Nat Segaloff

How did you become a writer?

You don’t “become” a writer. You either are one and get better at it, or you aren’t one and learn to hire one and “just fix it a little.” The first thing I remember writing was “I’m running away from home” notes. My mother, who was a school teacher, used to grade them and hand them back to me. Writing was a chore throughout high school. The first time I enjoyed it was when I was a college freshman and the instructor not only gave me an “A” for my character sketch, she said we ought to have it published. We never did, but it was the first time anybody had ever said anything good about my writing. There’s a lesson there.

Name your writing influences (writers, books, teachers, etc.).

My writing influences are as eclectic as the work I have done. I love Twain, Faulkner, Steinbeck, Angelou, and Saroyan. I learned conciseness from Ellison (Harlan) and Mcdonald (Gregory); humor from Price (Roger), Douglas (Jack), and Gelbart (Larry). It was a newspaperman named Donald Cragin who told me that the trick of writing is putting a blank piece of paper in the typewriter and not stopping until it’s full, and it was screenwriter Stirling Silliphant who taught me that a script should take as long to write as it will to shoot -- in other words, efficiency and professionalism. But my most important influence is the business affairs person who also writes. Checks.

When and where do you write?

I write on a desktop computer. Hate laptops and touch pads. My handwriting is so bad even pharmacists can’t read it. I used to write on a 1940s Royal upright manual typewriter and y’know what? I think my writing was better because I really had to think first about what I was typing because retyping was a bitch.

What are you working on now?

My forthcoming book is Final Cuts: The Last Films of 50 Great Directors from BearManor Media in February of 2013. It’s about the last films of 50 great directors. Next up is a biography of a close friend who also happens to be one of the world’s foremost writers.

Have you ever suffered from writer’s block?

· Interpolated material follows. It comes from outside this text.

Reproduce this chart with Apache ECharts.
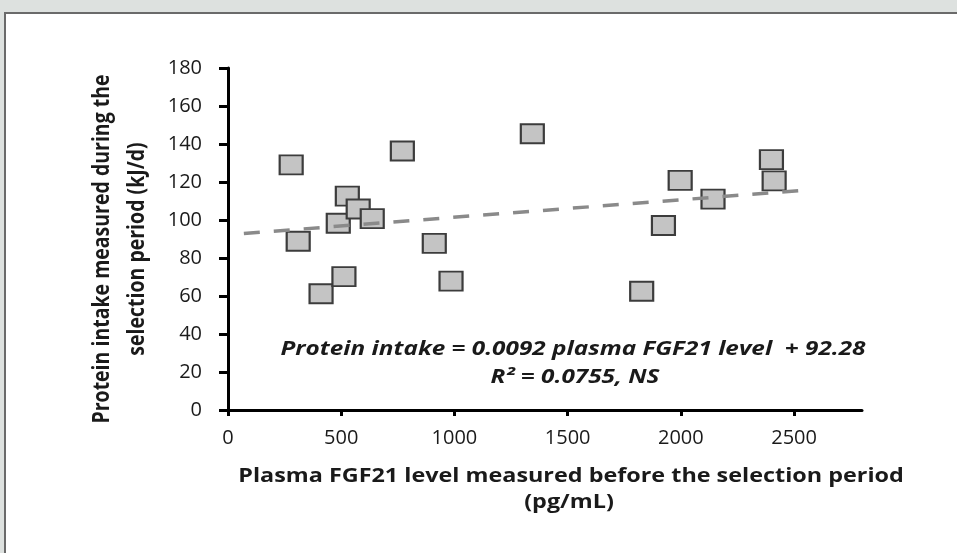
<!DOCTYPE html>
<html>
<head>
<meta charset="utf-8">
<script src="https://cdn.jsdelivr.net/npm/echarts@6/dist/echarts.min.js"></script>
<style>
  html, body { margin: 0; padding: 0; background: #dde1df; }
  #panel { position: absolute; left: 4px; top: 12px; width: 1000px; height: 600px;
           background: #fff; border-top: 2px solid #6a6a6a; border-left: 2px solid #6a6a6a; }
  #main { position: absolute; left: 0; top: 0; width: 957px; height: 553px; }
</style>
</head>
<body>
<div id="panel"></div>
<div id="main"></div>
<script>
// plasma FGF21 (pg/mL) vs protein intake (kJ/d)
var fgf21 = [279, 310, 411, 487, 512, 527, 575, 637, 770, 911, 985, 1344, 1827, 1923, 1997, 2142, 2400, 2412];
var protein = [129, 88.8, 61.2, 98.3, 70.2, 112.6, 105.8, 100.7, 136.3, 87.7, 67.8, 145.4, 62.5, 97.1, 120.9, 111, 131.8, 120.6];
var trendX = [70, 2550];
var trendY = [92.9, 115.7];
var xTicks = [0, 500, 1000, 1500, 2000, 2500];
var yTitle = 'Protein intake measured during the\nselection period (kJ/d)';
var xTitle1 = 'Plasma FGF21 level measured before the selection period';
var xTitle2 = '(pg/mL)';
var eqLine1 = 'Protein intake = 0.0092 plasma FGF21 level  + 92.28';
var eqLine2 = 'R\u00b2 = 0.0755, NS';

var points = fgf21.map(function (x, i) { return [x, protein[i]]; });
var trend = trendX.map(function (x, i) { return [x, trendY[i]]; });

// the source picture is a bit stretched sideways, so the texts get a wider scale
var font = '"Open Sans", Lato, sans-serif';
var ink = '#1a1a1a';
var chart = echarts.init(document.getElementById('main'));

var option = {
  animation: false,
  backgroundColor: 'transparent',
  grid: { left: 228, right: 95, top: 68, bottom: 143, outerBoundsMode: 'none' },
  xAxis: {
    type: 'value',
    min: 0,
    max: 2800,
    interval: 500,
    splitLine: { show: false },
    axisLine: { lineStyle: { color: '#000', width: 3 } },
    axisTick: { length: 6, lineStyle: { color: '#000', width: 3 }, customValues: xTicks },
    axisLabel: {
      customValues: xTicks, margin: 18, fontSize: 20, color: ink, fontFamily: font,
      formatter: function (v) { return String(v); }
    }
  },
  yAxis: {
    type: 'value',
    min: 0,
    max: 180,
    interval: 20,
    splitLine: { show: false },
    axisLine: { show: true, lineStyle: { color: '#000', width: 3 } },
    axisTick: { show: true, length: 9, lineStyle: { color: '#000', width: 3 } },
    axisLabel: { margin: 26, fontSize: 20, color: ink, fontFamily: font }
  },
  graphic: [
    { type: 'text', x: 120, y: 249, rotation: Math.PI / 2, scaleY: 1.2,
      style: { text: yTitle, align: 'center', verticalAlign: 'middle', lineHeight: 29,
               font: 'bold 19.5px ' + font, fill: ink } },
    { type: 'text', x: 571, y: 477, scaleX: 1.23,
      style: { text: xTitle1, align: 'center', verticalAlign: 'middle', font: 'bold 19px ' + font, fill: ink } },
    { type: 'text', x: 569, y: 503, scaleX: 1.23,
      style: { text: xTitle2, align: 'center', verticalAlign: 'middle', font: 'bold 19px ' + font, fill: ink } },
    { type: 'text', x: 573, y: 350, scaleX: 1.28,
      style: { text: eqLine1, align: 'center', verticalAlign: 'middle', font: 'italic bold 19px ' + font, fill: ink } },
    { type: 'text', x: 575, y: 378, scaleX: 1.28,
      style: { text: eqLine2, align: 'center', verticalAlign: 'middle', font: 'italic bold 19px ' + font, fill: ink } }
  ],
  series: [
    {
      type: 'scatter',
      data: points,
      symbol: 'rect',
      symbolSize: [23, 19],
      itemStyle: { color: '#c4c4c4', borderColor: '#3c3c3c', borderWidth: 2, opacity: 1 },
      z: 2
    },
    {
      type: 'line',
      data: trend,
      showSymbol: false,
      lineStyle: { color: '#8a8a8a', width: 3.5, type: [16, 14], cap: 'butt' },
      z: 3
    }
  ]
};
chart.setOption(option);
</script>
</body>
</html>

I’ve never been unable to write, but I have occasionally been unable to write well, which is just as bad.

What’s your advice to new writers?

Larry Gelbart used to say that the first advice to writers is to take solitaire off your computer. My advice is threefold: first, write about yourself and then stick it in a drawer because nobody gives a shit about you yet. Second, use that same drawer to store the first draft of anything you write that comes too easily, then go back two days later and ask yourself why. Third, learn spelling and grammar because no matter how well you write, if your mechanics are lousy, so is your writing.

Nat Segaloff started off as a movie publicist, then quit and become a journalist/critic, TV producer, teacher, and film historian. He has published something like ten or eleven books.